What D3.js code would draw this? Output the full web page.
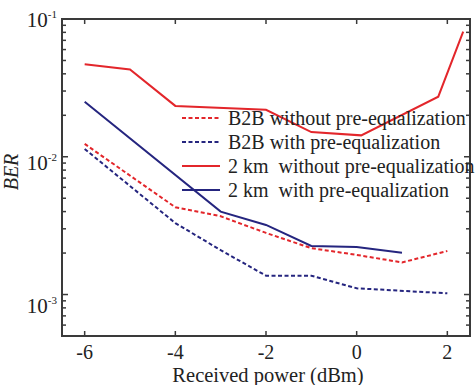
<!DOCTYPE html>
<html>
<head>
<meta charset="utf-8">
<script src="https://cdn.jsdelivr.net/npm/d3@7"></script>
<style>
  body { margin: 0; background: #fff; }
  svg { display: block; font-family: "Liberation Serif", "Times New Roman", serif; }
</style>
</head>
<body>
<div id="chart"></div>
<script>
(function(){
  // series values (x = received power dBm, y = BER)
  const b2bNoEqX = [-6, -4, -3, -2, -1, 0, 1, 2];
  const b2bNoEqY = [0.0124, 0.0043, 0.0037, 0.0028, 0.00217, 0.00194, 0.00171, 0.00207];

  const b2bEqX = [-6, -4, -3, -2, -1, 0, 2];
  const b2bEqY = [0.0114, 0.0033, 0.0021, 0.00137, 0.00137, 0.00111, 0.00102];

  const km2NoEqX = [-6, -5, -4, -2, -1, 0.1, 1.8, 2.35];
  const km2NoEqY = [0.047, 0.043, 0.0234, 0.0219, 0.0151, 0.0143, 0.0273, 0.081];

  const km2EqX = [-6, -3, -2, -1, 0, 1];
  const km2EqY = [0.0251, 0.0040, 0.0032, 0.00225, 0.00221, 0.00201];

  const xTicks = [-6, -4, -2, 0, 2];
  const yMajor = [-3, -2, -1];

  const series = [
    { name: "B2B without pre-equalization", xs: b2bNoEqX, ys: b2bNoEqY, color: "#e3262b", dash: "4,2.5" },
    { name: "B2B with pre-equalization", xs: b2bEqX, ys: b2bEqY, color: "#25257f", dash: "4,2.5" },
    { name: "2 km  without pre-equalization", xs: km2NoEqX, ys: km2NoEqY, color: "#e3262b", dash: null },
    { name: "2 km  with pre-equalization", xs: km2EqX, ys: km2EqY, color: "#25257f", dash: null }
  ];

  const W = 475, H = 385;
  const left = 62, right = 470, top = 19, bottom = 336;
  const axisColor = "#3a3a3a";

  const svg = d3.select("#chart").append("svg")
    .attr("width", W).attr("height", H);

  const x = d3.scaleLinear().domain([-6.5, 2.5]).range([left, right]);
  const y = d3.scaleLog().domain([5e-4, 0.1]).range([bottom, top]);

  // lines
  const line = d3.line().x(d => x(d[0])).y(d => y(d[1]));
  series.forEach(s => {
    svg.append("path")
      .datum(s.xs.map((v, i) => [v, s.ys[i]]))
      .attr("d", line)
      .attr("fill", "none")
      .attr("stroke", s.color)
      .attr("stroke-width", 2)
      .attr("stroke-dasharray", s.dash);
  });

  // frame
  svg.append("rect")
    .attr("x", left).attr("y", top)
    .attr("width", right - left).attr("height", bottom - top)
    .attr("fill", "none")
    .attr("stroke", axisColor)
    .attr("stroke-width", 2);

  // x ticks, inward on bottom and top
  xTicks.forEach(t => {
    svg.append("line").attr("x1", x(t)).attr("x2", x(t))
      .attr("y1", bottom).attr("y2", bottom - 5)
      .attr("stroke", axisColor).attr("stroke-width", 1.5);
    svg.append("line").attr("x1", x(t)).attr("x2", x(t))
      .attr("y1", top).attr("y2", top + 5)
      .attr("stroke", axisColor).attr("stroke-width", 1.5);
    svg.append("text")
      .attr("x", x(t)).attr("y", 359)
      .attr("text-anchor", "middle")
      .attr("font-size", 20)
      .attr("fill", "#222")
      .text(t);
  });

  // y ticks (log minor + major), inward on left and right
  y.ticks().forEach(v => {
    const major = Math.abs(Math.log10(v) - Math.round(Math.log10(v))) < 1e-6;
    const len = major ? 6 : 4;
    svg.append("line").attr("x1", left).attr("x2", left + len)
      .attr("y1", y(v)).attr("y2", y(v))
      .attr("stroke", axisColor).attr("stroke-width", 1.5);
    svg.append("line").attr("x1", right).attr("x2", right - len)
      .attr("y1", y(v)).attr("y2", y(v))
      .attr("stroke", axisColor).attr("stroke-width", 1.5);
  });

  yMajor.forEach(p => {
    // labels sit a little lower further down the axis, as in the original
    const t = svg.append("text")
      .attr("x", 57).attr("y", y(Math.pow(10, p)) + 8 + (-1 - p) * 5)
      .attr("text-anchor", "end")
      .attr("font-size", 21)
      .attr("fill", "#222");
    t.append("tspan").text("10");
    t.append("tspan").attr("dy", -9).attr("font-size", 11).text("-" + Math.abs(p));
  });

  // axis titles
  svg.append("text")
    .attr("x", (left + right) / 2 + 2).attr("y", 382)
    .attr("text-anchor", "middle")
    .attr("font-size", 20.5)
    .attr("fill", "#222")
    .text("Received power (dBm)");

  svg.append("text")
    .attr("transform", "translate(18,172) rotate(-90)")
    .attr("text-anchor", "middle")
    .attr("font-size", 20)
    .attr("font-style", "italic")
    .attr("fill", "#222")
    .text("BER");

  // legend
  const legend = svg.append("g").attr("transform", "translate(182,118)");
  series.forEach((s, i) => {
    const g = legend.append("g").attr("transform", `translate(0,${i * 24})`);
    g.append("line")
      .attr("x1", 0).attr("x2", 38).attr("y1", 0).attr("y2", 0)
      .attr("stroke", s.color).attr("stroke-width", 2)
      .attr("stroke-dasharray", s.dash);
    g.append("text")
      .attr("x", 46).attr("y", 7)
      .attr("font-size", 20)
      .attr("fill", "#222")
      .style("white-space", "pre")
      .attr("xml:space", "preserve")
      .text(s.name);
  });
})();
</script>
</body>
</html>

****************

Everything from the top line of the data down to and including the line with "const yMajor = [-3, -2, -1];" is to be copied, except the pictures.

What D3.js code would draw this? Output the full web page.
<!DOCTYPE html>
<html>
<head>
<meta charset="utf-8">
<script src="https://cdn.jsdelivr.net/npm/d3@7"></script>
<style>
  body { margin: 0; background: #fff; }
  svg { display: block; font-family: "Liberation Serif", "Times New Roman", serif; }
</style>
</head>
<body>
<div id="chart"></div>
<script>
(function(){
  // series values (x = received power dBm, y = BER)
  const b2bNoEqX = [-6, -4, -3, -2, -1, 0, 1, 2];
  const b2bNoEqY = [0.0124, 0.0043, 0.0037, 0.0028, 0.00217, 0.00194, 0.00171, 0.00207];

  const b2bEqX = [-6, -4, -3, -2, -1, 0, 2];
  const b2bEqY = [0.0114, 0.0033, 0.0021, 0.00137, 0.00137, 0.00111, 0.00102];

  const km2NoEqX = [-6, -5, -4, -2, -1, 0.1, 1.8, 2.35];
  const km2NoEqY = [0.047, 0.043, 0.0234, 0.0219, 0.0151, 0.0143, 0.0273, 0.081];

  const km2EqX = [-6, -3, -2, -1, 0, 1];
  const km2EqY = [0.0251, 0.0040, 0.0032, 0.00225, 0.00221, 0.00201];

  const xTicks = [-6, -4, -2, 0, 2];
  const yMajor = [-3, -2, -1];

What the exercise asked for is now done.